How to build long term sustainability in your business?
In this episode, Rob discusses how one can build long term sustainability and by asking yourself what is the legacy of your business and do you want to be remembered?
Discover how to maintain consistent growth, the art of selling and how you too, can balance sustainability with scalability in your business.
Sustainability: For your business to be sustainable, first ask yourself what is the legacy of your business? What do you intend it to be at the end of its life? Do you intend to have got a personal computer in every home? Do you intend to help as many people across the planet invest for freedom, choice and profit? Do you intend to sell it in three to five years? Do you ever start to build, sell three to five-year rolling business strategy? Do you want to sell shares? Do you want to sell the whole business? Would you like to be a management buyout? Would you like to pass it on to your children who come through and end up becoming the MD when you become the chairman? Are you clear on what the end of your business looks like? Start with why but start and build your why as you go and do not fail start because you haven't got your why? Do you plan to build an empire? Do you plan to build just a lifestyle business? What’s the end that you want to get to? The more clear you can be as you go and grow in your business, the clearer the direction you have and the more long term sustainability you have.

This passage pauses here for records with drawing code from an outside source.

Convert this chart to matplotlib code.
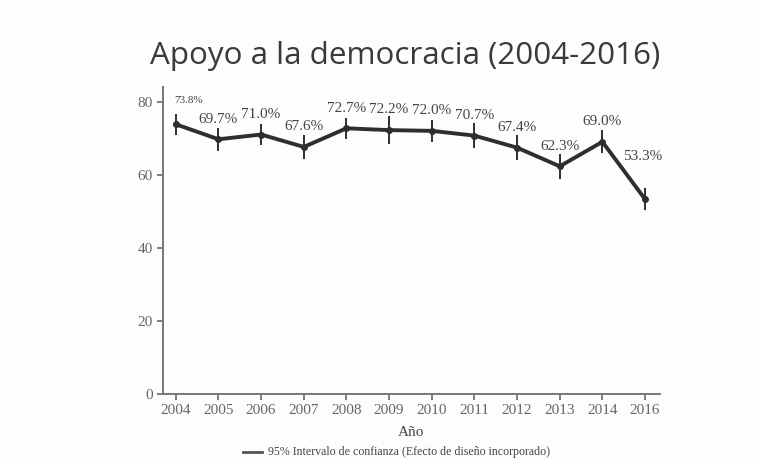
import matplotlib.pyplot as plt
import numpy as np

years = ['2004', '2005', '2006', '2007', '2008', '2009', '2010', '2011', '2012', '2013', '2014', '2016']
apoyo = [73.8, 69.7, 71.0, 67.6, 72.7, 72.2, 72.0, 70.7, 67.4, 62.3, 69.0, 53.3]
err = [2.8, 3.1, 3.0, 3.2, 2.9, 3.9, 3.0, 3.4, 3.5, 3.4, 3.1, 3.0]
yticks = [0, 20, 40, 60, 80]

serif = 'Liberation Serif'
txt = '#444444'
dark = '#2e2e2e'

fig = plt.figure(figsize=(7.59, 4.58), dpi=100)
fig.patch.set_facecolor('#fdfdfd')
ax = fig.add_axes([163/759, 1 - 394/458, (660-163)/759, (394-87)/458])
ax.set_facecolor('#fdfdfd')

x = np.arange(len(years))
ax.errorbar(x, apoyo, yerr=err, color=dark, lw=2.8, marker='o', ms=4,
            elinewidth=1.4, capsize=0, ecolor=dark)

for i, v in enumerate(apoyo):
    lab = f'{v:.1f}%'
    if i == 0:
        # first label is smaller and sits to the right of the point
        ax.annotate(lab, (i, v), xytext=(-1, 15), textcoords='offset points',
                    ha='left', fontsize=8, family=serif, color=txt)
    elif i == len(apoyo) - 1:
        ax.annotate(lab, (i, v), xytext=(-2, 28), textcoords='offset points',
                    ha='center', fontsize=11, family=serif, color=txt)
    else:
        ax.annotate(lab, (i, v), xytext=(0, 12), textcoords='offset points',
                    ha='center', fontsize=11, family=serif, color=txt)

ax.set_xlim(-0.3, 11.35)
ax.set_ylim(0, 84)
ax.set_xticks(x)
ax.set_xticklabels(years)
ax.set_yticks(yticks)
for lbl in ax.get_xticklabels() + ax.get_yticklabels():
    lbl.set_family(serif)
    lbl.set_fontsize(11)
    lbl.set_color(txt)
ax.tick_params(colors='#666666', length=4, width=1.2)
for s in ['top', 'right']:
    ax.spines[s].set_visible(False)
for s in ['left', 'bottom']:
    ax.spines[s].set_color('#777777')
    ax.spines[s].set_linewidth(1.4)

ax.set_xlabel('Año', family=serif, fontsize=11, color=txt, labelpad=6)

fig.text(405/759, 1 - 56/458, 'Apoyo a la democracia (2004-2016)', ha='center', va='center',
         fontsize=22.6, family='Open Sans', color='#3a3a3a')

# legend line + label
fig.add_artist(plt.Line2D([243/759, 262/759], [1 - 452/458, 1 - 452/458], color='#555555', lw=2))
fig.text(268/759, 1 - 452/458, '95% Intervalo de confianza (Efecto de diseño incorporado)',
         ha='left', va='center', fontsize=8.6, family=serif, color=txt)

fig.savefig('out.png', dpi=100, facecolor=fig.get_facecolor())
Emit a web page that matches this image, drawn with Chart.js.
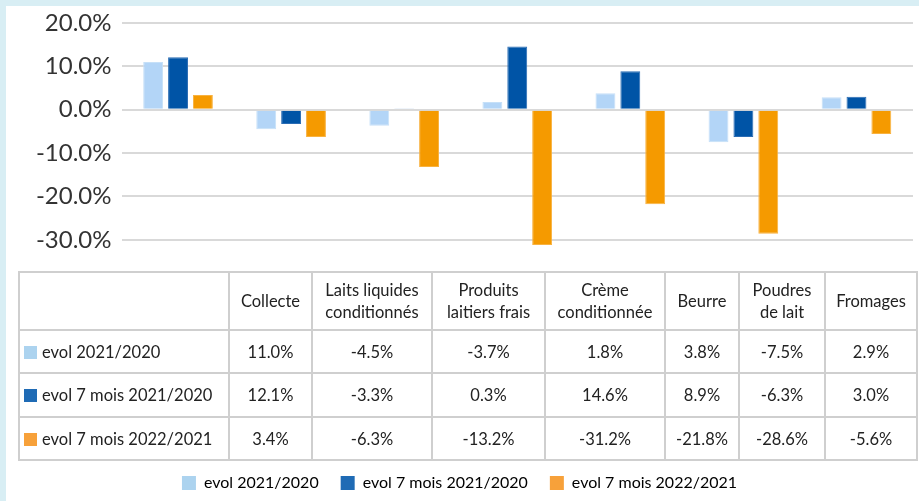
<!DOCTYPE html>
<html>
<head>
<meta charset="utf-8">
<script src="https://cdn.jsdelivr.net/npm/chart.js@4"></script>
<style>
    body { margin: 0; background: #d8eef4; width: 919px; height: 501px; overflow: hidden; }
    #panel { position: absolute; left: 6px; top: 6px; width: 913px; height: 495px; background: #fff; }
    #chart { position: absolute; left: 0; top: 0; }
    #dataTable {
        position: absolute; left: 12px; top: 265px;
        border-collapse: collapse; table-layout: fixed;
        font-family: Lato, "Open Sans", sans-serif; font-size: 16.5px; color: #222;
    }
    #dataTable td { border: 2px solid #cfcfcf; text-align: center; padding: 0; line-height: 22px; }
    #dataTable td.name { text-align: left; padding-left: 4px; white-space: nowrap; }
    .key { display: inline-block; width: 13px; height: 13px; margin-right: 5px; vertical-align: -1px; }
</style>
</head>
<body>
<div id="panel">
    <canvas id="chart" width="913" height="495"></canvas>
    <table id="dataTable"></table>
</div>
<script>
// categories (table header uses line breaks)
const categories = ["Collecte", "Laits liquides\nconditionnés", "Produits\nlaitiers frais",
    "Crème\nconditionnée", "Beurre", "Poudres\nde lait", "Fromages"];

const seriesNames = ["evol 2021/2020", "evol 7 mois 2021/2020", "evol 7 mois 2022/2021"];

const evol2021 = [11.0, -4.5, -3.7, 1.8, 3.8, -7.5, 2.9];
const evol7m2021 = [12.1, -3.3, 0.3, 14.6, 8.9, -6.3, 3.0];
const evol7m2022 = [3.4, -6.3, -13.2, -31.2, -21.8, -28.6, -5.6];

const yTicks = [-30, -20, -10, 0, 10, 20];

const barColors = ['#b3d5f7', '#0054a6', '#f59a00'];
const barBorders = ['#c6e0f8', '#2a6cb4', '#f8b240'];
const keyColors = ['#acd3ef', '#1f6bb5', '#f7a13a'];

const colWidths = [210, 83, 120, 113, 120, 74, 86, 92];
const rowHeights = [58, 43, 44, 43];

const allSeries = [evol2021, evol7m2021, evol7m2022];

function buildTable() {
    let table = document.getElementById('dataTable');
    let colgroup = document.createElement('colgroup');
    colWidths.forEach(w => {
        let c = document.createElement('col');
        c.style.width = w + 'px';
        colgroup.appendChild(c);
    });
    table.appendChild(colgroup);

    let head = document.createElement('tr');
    head.style.height = rowHeights[0] + 'px';
    head.appendChild(document.createElement('td'));
    categories.forEach(cat => {
        let td = document.createElement('td');
        td.innerHTML = cat.split('\n').join('<br>');
        head.appendChild(td);
    });
    table.appendChild(head);

    allSeries.forEach((vals, i) => {
        let tr = document.createElement('tr');
        tr.style.height = rowHeights[i + 1] + 'px';
        let name = document.createElement('td');
        name.className = 'name';
        name.innerHTML = '<span class="key" style="background:' + keyColors[i] + '"></span>' + seriesNames[i];
        tr.appendChild(name);
        vals.forEach(v => {
            let td = document.createElement('td');
            td.textContent = v.toFixed(1) + '%';
            tr.appendChild(td);
        });
        table.appendChild(tr);
    });
}

buildTable();

let ctx = document.getElementById('chart').getContext('2d');

let outputGraph = new Chart(ctx, {
    type: 'bar',
    data: {
        labels: categories.map(c => c.replace('\n', ' ')),
        datasets: allSeries.map((vals, i) => ({
            label: seriesNames[i],
            data: vals,
            backgroundColor: barColors[i],
            borderColor: barBorders[i],
            borderWidth: 1,
            categoryPercentage: 0.66,
            barPercentage: 0.8
        }))
    },
    options: {
        responsive: false,
        animation: false,
        layout: {
            padding: { top: 17, right: 6, left: 0, bottom: 0 }
        },
        plugins: {
            tooltip: { enabled: false },
            legend: {
                display: true,
                position: 'bottom',
                labels: {
                    boxWidth: 14,
                    boxHeight: 14,
                    padding: 22,
                    color: '#222',
                    font: { family: 'Lato', size: 16 },
                    generateLabels: function(chart) {
                        return seriesNames.map((n, i) => ({
                            text: n,
                            fillStyle: keyColors[i],
                            strokeStyle: keyColors[i],
                            lineWidth: 0,
                            datasetIndex: i
                        }));
                    }
                }
            }
        },
        scales: {
            x: {
                ticks: { display: false },
                grid: { display: false },
                border: { display: false },
                afterFit: function(scale) { scale.height = 208; }
            },
            y: {
                min: -31.2,
                max: 20,
                afterBuildTicks: function(scale) {
                    scale.ticks = yTicks.map(v => ({ value: v }));
                },
                afterFit: function(scale) {
                    scale.width = 115.5;
                    scale.paddingTop = 0;
                    scale.paddingBottom = 0;
                },
                ticks: {
                    padding: 10,
                    color: '#333',
                    font: { family: 'Lato', size: 24 },
                    callback: function(value) { return value.toFixed(1) + '%'; }
                },
                grid: { color: '#d9d9d9', lineWidth: 2, drawTicks: false },
                border: { display: false }
            }
        }
    }
});
</script>
</body>
</html>
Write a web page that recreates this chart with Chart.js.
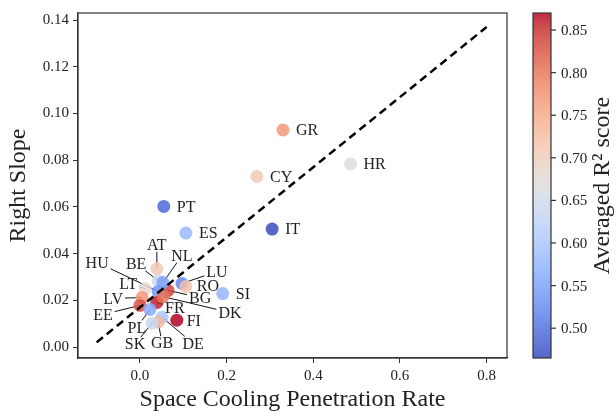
<!DOCTYPE html>
<html>
<head>
<meta charset="utf-8">
<script src="https://cdn.jsdelivr.net/npm/chart.js@4.4.0/dist/chart.umd.min.js"></script>
<style>
  html, body { margin: 0; padding: 0; background: #fff; }
  #wrap { width: 616px; height: 418px; }
</style>
</head>
<body>
<div id="wrap"><canvas id="grafico" width="616" height="418"></canvas></div>
<script>
// DADOS
const paises = ["GR", "HR", "CY", "IT", "PT", "ES", "AT", "SI", "LU", "RO", "BG", "BE",
  "NL", "HU", "LT", "LV", "EE", "FR", "DK", "PL", "DE", "GB", "SK", "FI"];
const penetracao = [0.330, 0.486, 0.270, 0.305, 0.055, 0.106, 0.039, 0.191, 0.097, 0.106, 0.065, 0.042,
  0.053, 0.042, 0.012, 0.005, 0.000, 0.039, 0.053, 0.023, 0.051, 0.042, 0.028, 0.085];
const inclinacao = [0.0929, 0.0785, 0.0730, 0.0505, 0.0602, 0.0488, 0.0335, 0.0229, 0.0272, 0.0259, 0.0242, 0.0284,
  0.0276, 0.0238, 0.0250, 0.0212, 0.0178, 0.0191, 0.0216, 0.0161, 0.0127, 0.0106, 0.0102, 0.0115];
const r2 = [0.77, 0.665, 0.71, 0.465, 0.49, 0.58, 0.71, 0.575, 0.52, 0.72, 0.84, 0.64,
  0.55, 0.54, 0.68, 0.77, 0.83, 0.86, 0.80, 0.56, 0.60, 0.73, 0.64, 0.87];
const retaX = [-0.1, 0.8];
const retaY = [0.002, 0.137];
const ticksCor = [0.50, 0.55, 0.60, 0.65, 0.70, 0.75, 0.80, 0.85];
const corMin = 0.465, corMax = 0.87;

const FONTE = "'Liberation Serif', 'DejaVu Serif', serif";

// COOLWARM
const coolwarm = [
  [59,76,192],[68,90,204],[77,104,215],[87,117,225],[98,130,234],[108,142,241],[119,154,247],[130,165,251],
  [141,176,254],[152,185,255],[163,194,255],[174,201,253],[184,208,249],[194,213,244],[204,217,238],[213,219,230],
  [221,221,221],[229,216,209],[236,211,197],[241,204,184],[245,196,172],[247,187,159],[247,177,147],[247,166,134],
  [244,154,123],[241,141,111],[236,127,99],[229,112,88],[222,96,77],[213,80,66],[203,62,56],[192,40,47],[180,4,38]
];
function corDe(v, alpha) {
  let t = (v - corMin) / (corMax - corMin);
  t = Math.max(0, Math.min(1, t)) * (coolwarm.length - 1);
  const i = Math.min(Math.floor(t), coolwarm.length - 2);
  const f = t - i;
  const a = coolwarm[i], b = coolwarm[i + 1];
  const c = a.map((x, k) => Math.round(x + (b[k] - x) * f));
  return `rgba(${c[0]},${c[1]},${c[2]},${alpha})`;
}

// ROTULOS: deslocamento em px do centro do texto e se tem linha
const rotulos = {
  AT: [0, -24, true], HU: [-61, -29, true], BE: [-22, -17, true], NL: [19, -27, true],
  LU: [35, -12, true], RO: [22, -1, false], BG: [32, 7, true], DK: [67, 16, true],
  FR: [18, 5, true], DE: [31, 26, true], GB: [4, 21, true], SK: [-17, 21, true],
  PL: [-13, 18, true], EE: [-37, 9, true], LV: [-29, 1, true], LT: [-17, -5, true],
  FI: [17, 1, false]
};

const pluginExtras = {
  id: "extras",
  beforeDatasetsDraw(chart) {
    const ctx = chart.ctx, xs = chart.scales.x, ys = chart.scales.y;
    ctx.save();
    ctx.font = `16px ${FONTE}`;
    ctx.strokeStyle = "#111";
    ctx.lineWidth = 1;
    paises.forEach((p, i) => {
      const r = rotulos[p];
      if (!r || !r[2]) return;
      const px = xs.getPixelForValue(penetracao[i]);
      const py = ys.getPixelForValue(inclinacao[i]);
      const cx = px + r[0], cy = py + r[1];
      const hw = ctx.measureText(p).width / 2 + 2, hh = 7;
      const dx = px - cx, dy = py - cy;
      const t = Math.min(dx ? hw / Math.abs(dx) : 99, dy ? hh / Math.abs(dy) : 99);
      ctx.beginPath();
      ctx.moveTo(cx + dx * t, cy + dy * t);
      ctx.lineTo(px, py);
      ctx.stroke();
    });
    ctx.restore();
  },
  afterDatasetsDraw(chart) {
    const ctx = chart.ctx, xs = chart.scales.x, ys = chart.scales.y, area = chart.chartArea;
    ctx.save();
    ctx.font = `16px ${FONTE}`;
    ctx.fillStyle = "#222";
    ctx.textBaseline = "middle";
    paises.forEach((p, i) => {
      const px = xs.getPixelForValue(penetracao[i]);
      const py = ys.getPixelForValue(inclinacao[i]);
      const r = rotulos[p];
      if (r) {
        ctx.textAlign = "center";
        ctx.fillText(p, px + r[0], py + r[1] + 1);
      } else {
        ctx.textAlign = "left";
        ctx.fillText(p, px + 13, py + 1);
      }
    });

    // moldura
    ctx.strokeStyle = "#333";
    ctx.lineWidth = 1.2;
    ctx.strokeRect(area.left, area.top, area.right - area.left, area.bottom - area.top);

    // barra de cores
    const bx = 533, bw = 18, top = area.top, bot = area.bottom;
    for (let y = top; y < bot; y++) {
      const v = corMax - (y - top + 0.5) / (bot - top) * (corMax - corMin);
      ctx.fillStyle = corDe(v, 0.85);
      ctx.fillRect(bx, y, bw, 1);
    }
    ctx.strokeRect(bx, top, bw, bot - top);
    ctx.fillStyle = "#222";
    ctx.textAlign = "left";
    ctx.font = `15px ${FONTE}`;
    ticksCor.forEach((v) => {
      const y = bot - (v - corMin) / (corMax - corMin) * (bot - top);
      ctx.beginPath();
      ctx.moveTo(bx + bw, y);
      ctx.lineTo(bx + bw + 5, y);
      ctx.stroke();
      ctx.fillText(v.toFixed(2), bx + bw + 10, y + 1);
    });
    ctx.translate(603, (top + bot) / 2);
    ctx.rotate(-Math.PI / 2);
    ctx.textAlign = "center";
    ctx.font = `24px ${FONTE}`;
    ctx.fillText("Averaged R² score", 0, 0);
    ctx.restore();
  }
};

const pontos = paises.map((p, i) => ({ x: penetracao[i], y: inclinacao[i] }));

new Chart(document.querySelector("#grafico"), {
  type: "scatter",
  data: {
    datasets: [
      {
        type: "line",
        data: retaX.map((x, i) => ({ x, y: retaY[i] })),
        borderColor: "#000",
        borderWidth: 2.5,
        borderDash: [8, 5],
        pointRadius: 0,
        fill: false,
        order: 0
      },
      {
        data: pontos,
        backgroundColor: r2.map((v) => corDe(v, 0.85)),
        borderWidth: 0,
        pointRadius: 6.5,
        order: 1
      }
    ]
  },
  options: {
    responsive: false,
    animation: false,
    devicePixelRatio: 1,
    layout: { padding: { top: 10, right: 109, left: 0, bottom: 0 } },
    plugins: { legend: { display: false }, tooltip: { enabled: false } },
    scales: {
      x: {
        type: "linear",
        min: -0.143,
        max: 0.847,
        border: { color: "#333", width: 1.2 },
        grid: { drawOnChartArea: false, tickLength: 5, color: "#333" },
        ticks: {
          stepSize: 0.2, includeBounds: false, color: "#222", padding: 4,
          font: { family: FONTE, size: 15 },
          callback: (v) => v.toFixed(1)
        },
        title: { display: true, text: "Space Cooling Penetration Rate", color: "#222",
          font: { family: FONTE, size: 24 }, padding: { top: 3 } },
        afterFit: (s) => { s.height = 60; }
      },
      y: {
        type: "linear",
        min: -0.0047,
        max: 0.143,
        border: { color: "#333", width: 1.2 },
        grid: { drawOnChartArea: false, tickLength: 5, color: "#333" },
        ticks: {
          stepSize: 0.02, includeBounds: false, color: "#222", padding: 4,
          font: { family: FONTE, size: 15 },
          callback: (v) => v.toFixed(2)
        },
        title: { display: true, text: "Right Slope", color: "#222",
          font: { family: FONTE, size: 24 }, padding: { bottom: 2 } },
        afterFit: (s) => { s.width = 78; }
      }
    }
  },
  plugins: [pluginExtras]
});
</script>
</body>
</html>
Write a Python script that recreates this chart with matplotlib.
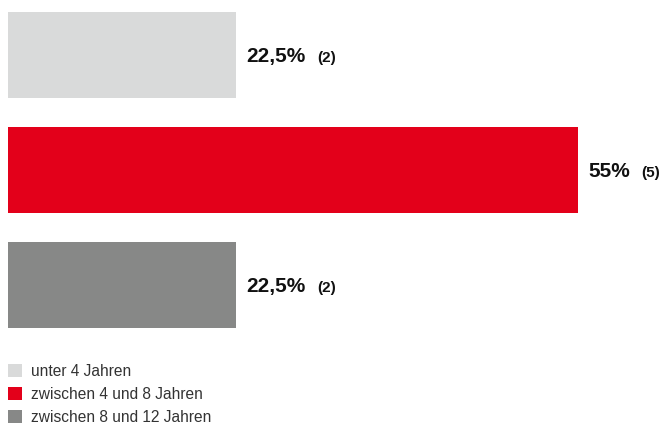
import matplotlib
matplotlib.use('Agg')
import matplotlib.pyplot as plt
from matplotlib.patches import Patch

categories = ['unter 4 Jahren', 'zwischen 4 und 8 Jahren', 'zwischen 8 und 12 Jahren']
counts = [2, 5, 2]
percent_labels = ['22,5%', '55%', '22,5%']
colors = ['#d9dada', '#e3001a', '#878887']

W, H = 667, 426
fig = plt.figure(figsize=(W / 100, H / 100), dpi=100)
plt.rcParams['font.family'] = ['Liberation Sans', 'DejaVu Sans']

# axes spans the full height; x starts at the bar's left edge
ax = fig.add_axes([8 / W, 0, (W - 8) / W, 1])
ax.set_xlim(0, 5 * (W - 8) / 570)
ax.set_ylim((H - 55) / 115, -55 / 115)
ax.axis('off')

y = list(range(len(categories)))
ax.barh(y, counts, height=86 / 115, color=colors)

fig.canvas.draw()
renderer = fig.canvas.get_renderer()
for yi, c, pct, n in zip(y, counts, percent_labels, counts):
    t = ax.annotate(pct, (c, yi), xytext=(7.2, -5.2), textcoords='offset points',
                    ha='left', va='baseline', fontsize=15, fontweight='bold',
                    color='#111111')
    bb = t.get_window_extent(renderer)
    ax.annotate(f'({n})', (c, yi), xytext=(7.2 + bb.width * 0.72 + 8.5, -5.2),
                textcoords='offset points', ha='left', va='baseline',
                fontsize=11, fontweight='bold', color='#111111')

handles = [Patch(facecolor=col, edgecolor='none') for col in colors]
fig.legend(handles, categories, loc='upper left',
           bbox_to_anchor=(8 / W, 1 - 364 / H), frameon=False,
           fontsize=11.2, handlelength=0.9, handleheight=0.9,
           handletextpad=0.6, labelspacing=0.52, borderpad=0, borderaxespad=0,
           labelcolor='#333333')

fig.savefig('out.png', dpi=100)
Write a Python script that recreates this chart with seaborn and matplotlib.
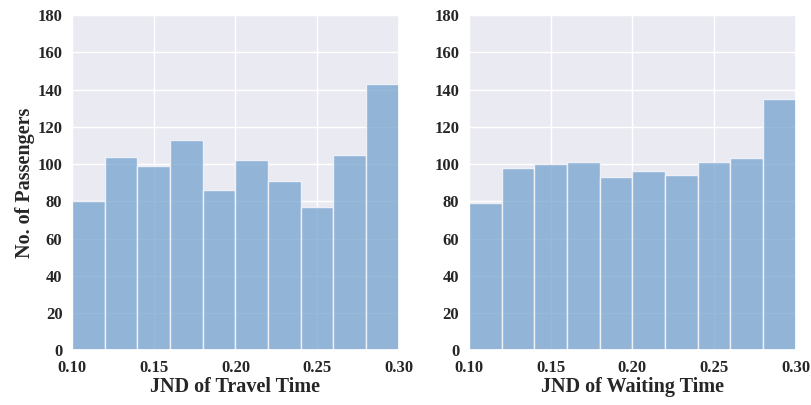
import numpy as np
import pandas as pd
import matplotlib
matplotlib.use('Agg')
import matplotlib.pyplot as plt
import seaborn as sns

# bin edges of the JND histograms
bin_edges = [0.10, 0.12, 0.14, 0.16, 0.18, 0.20, 0.22, 0.24, 0.26, 0.28, 0.30]
travel_counts = [80, 104, 99, 113, 86, 102, 91, 77, 105, 143]
waiting_counts = [79, 98, 100, 101, 93, 96, 94, 101, 103, 135]
x_labels = ['JND of Travel Time', 'JND of Waiting Time']

sns.set_theme(style='darkgrid')
plt.rcParams['font.family'] = ['Liberation Serif', 'DejaVu Serif']
plt.rcParams['font.weight'] = 'bold'

centers = [(a + b) / 2 for a, b in zip(bin_edges[:-1], bin_edges[1:])]

fig, axes = plt.subplots(1, 2, figsize=(8.11, 4.05), dpi=100)
for ax, counts, xlabel in zip(axes, [travel_counts, waiting_counts], x_labels):
    df = pd.DataFrame({'jnd': centers, 'n': counts})
    sns.histplot(data=df, x='jnd', weights='n', bins=bin_edges, ax=ax,
                 color='#75a2ce', alpha=0.75, edgecolor='#eef0f6', linewidth=1)
    ax.set_xlim(0.1, 0.3)
    ax.set_ylim(0, 180)
    ax.set_xticks([0.10, 0.15, 0.20, 0.25, 0.30])
    ax.set_xticklabels(['0.10', '0.15', '0.20', '0.25', '0.30'])
    ax.set_yticks(range(0, 181, 20))
    ax.tick_params(axis='both', labelsize=12, pad=1)
    for lab in ax.get_xticklabels() + ax.get_yticklabels():
        lab.set_fontweight('bold')
    ax.set_xlabel(xlabel, fontsize=14.5, fontweight='bold', labelpad=1)
    ax.set_ylabel('')
axes[0].set_ylabel('No. of Passengers', fontsize=14.5, fontweight='bold', labelpad=2)

fig.subplots_adjust(left=0.089, right=0.981, bottom=0.135, top=0.963, wspace=0.215)
fig.savefig('out.png', dpi=100)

The next question becomes, how do you maintain this consistent growth? In your early years, you're picking the low hanging fruit of the communities the followers, the fans and the contacts you already have. Then you hit this point where you kind of like sweat, the contacts I already have. Now you got to start doing marketing you've got to do paid ads, you've got to create multiple streams of leads. And then as you do that, and you figure out which am lead sources work for you, then you may be hit another point where you're maxed out in terms of resource and capacity that might be staff or that might be systems. So then you might have to look at staffing up, changing your culture for growth, hiring up before you need, it might then involve doing partnerships and collaborations and joint ventures, so that you can grow to the next level, because obviously, you can achieve a lot more with leveraging others, basically a company to do joint ventures and collaborations with companies. Collaborations, joint ventures, having trainers, partnerships, contractors, consultants take you to the next level of growth.
Next then is do you want to sell? Do you want to retire? Do you want to sell shares on the markets? Do you want a management buyout? Do you want to hand over to your children? If you design your business and systemized it and have good processes and automation and software so that could sell and you make yourself redundant not reliant and you have a good management structure and you have good training processes, even if you decide you don't want to sell it, you can sell it. So you're in a strong position. And you might think that you want to sell the whole thing, but then you may only want to sell shares in it because you've fallen in love with the business, or you want to be involved in its next stage of growth.
Next then is balancing sustainability with scalability. Its kind of like business tends to go in waves. Things break, you need more staff, you need more systems, you've got more to deliver, there's more onus on you, if you're selling products and services that are involved in you, sales are great, grow the sales, but then you increase the customer service, the follow up, the systems that need to cater for, the sales that you've made and this is a balance. And in some ways, it's good to prepare for scale. First, by setting up systems and being ready, having anything that needs to be automated before you go on a big sales push.
Systemizing and staffing before scaling. So if you decide that you want to launch a new vertical, a new product or service and you think that that might bring one to two million pounds into the business, before you think how many staff will be needed? What could break in advance? What's broken before? And what resources needed? What current resources whether that’s staff or systems might be maxed, it might be working now but then might break et cetera, thinking about these before you go on this massive growth path and not just focusing on sales is important.
Next then, is having sustainability and scalability and durability in your business is about preparing for harder times well in advance, prepare for the recession, prepare for Brexit, prepare for staff leaving, prepare for legal challenges, reputational issues, prepare for Lena sales times with cash in the bank and that's really important because if you don't prepare for the worst, then the worst will happen.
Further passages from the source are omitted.